La mode est aujourd'hui à la théologisation des gouvernances ; la politique du quotidien participe de l'accomplissement d'un destin qui fait couvercle à toute géostratégie. S'il est besoin d'une carricature d'illustration, on choisira celle de Donald Trump. A partir de là, il n'y a plus débat ni contradiction, il n'y a que la Ligne imposée par... le Ciel.
C'est en ce sens que la démocratie libérale a perdu la guerre de civilisation. Celles qui fonctionnent encore sur le mode contradictoire ont versé dans la pensée unique et refusent la confrontation d'idées, la tendance étant même à la sacralisation des éléments de la doxa imposée. L'exemple-type est l'instrumentalisation de la shoah.
Ainsi, les Etats-Unis ont renoué avec le messianisme originel à coup de droits de douane et de bombes ; la Fédération de Russie profite de l'incarnation du lieutenant béni de Dieu sur terre pour continuer sa marche au couchant ; la Chine populaire édite son catéchisme Xi imposé à sa jeunesse qui s'est trouvée un destin sur le temps long ; seuls les empires de grand désordre n'ont pas encore succombé à la théologisation de leur gouvernement, comme l'Inde ou le Brésil.
On peut creuser la question en cliquant ici.
Cette connexion nouvelle entre un Destin et une nation ne l'est pas pour un royaliste. Il a toujours fait le lien car c'est la fréquence porteuse de sa foi royaliste. Le roi est en mission pour Dieu. Mais parfois le royaliste abuse de ce lien. C'est le cas du providentialisme que certains légitimistes qualifient de poison parce qu'il coupe l'élan au militant de base, en remettant tout entre les mains de Dieu. Qu'est-ce à la fin ?
Le providentialisme est une inclination humaine, un penchant, qui prête aux événements une cause céleste. Mais aussi à diviniser un projet de physique sociale. Dans le premier cas, on idéologise le monde avec l'espoir d'une interaction, dans le second, on entre en action sur une base établie et sûre.
Le plus grand défi soulevé par le providentialisme est psychologique, ou pour le dire moins brutalement, le sens unique, parce que la puissance céleste invoquée est par convention, muette, sinon extrêmement discrète et jalouse de ses relais.
Le providentialiste construit à l'intérieur de son propre univers mental les éléments d'une conversation entre lui et l'au-delà. Nourrir cette conversation convoque une imagination débordante jusqu'à des subterfuges dont on tordra la signification dans tous les sens pour obtenir la confirmation de son intuition de départ. Ainsi en est-il des dires et délires des voyantes qui fabriquent leur proximité avec Dieu ou avec la Vierge Marie à tout motif dont celui d'une reconnaissance sociale prime.

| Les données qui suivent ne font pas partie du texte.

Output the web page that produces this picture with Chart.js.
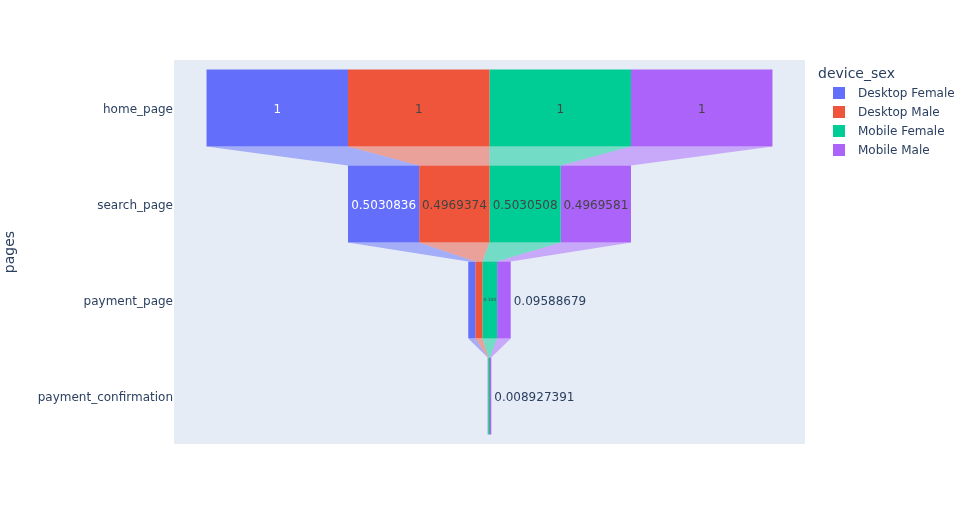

L'intensité des révélations privées est augmentée de celle du besoin de confirmation de la thèse induite. La mécanique millénariste finit parfois dans une construction imposante comme celle du retour d'un roi caché ou le déclenchement imminent d'un Armageddon.
Ce penchant se détecte par divers symptômes mais le plus sûr est celui du messager. Celui-ci prêtera à la Providence les mots utiles à son combat, presque comme un ventriloque.
Prenons l'exemple du retour du roi.
On peut légitimement arguer que la Providence ait parmi tous ses projets, celui du retour d'une monarchie de son obédience pour gouverner une nation en voie de désintégration, qui lui serait chère. A quel motif celle-ci plutôt que celle-là est une autre question. Mais le messager a déjà levé le doute !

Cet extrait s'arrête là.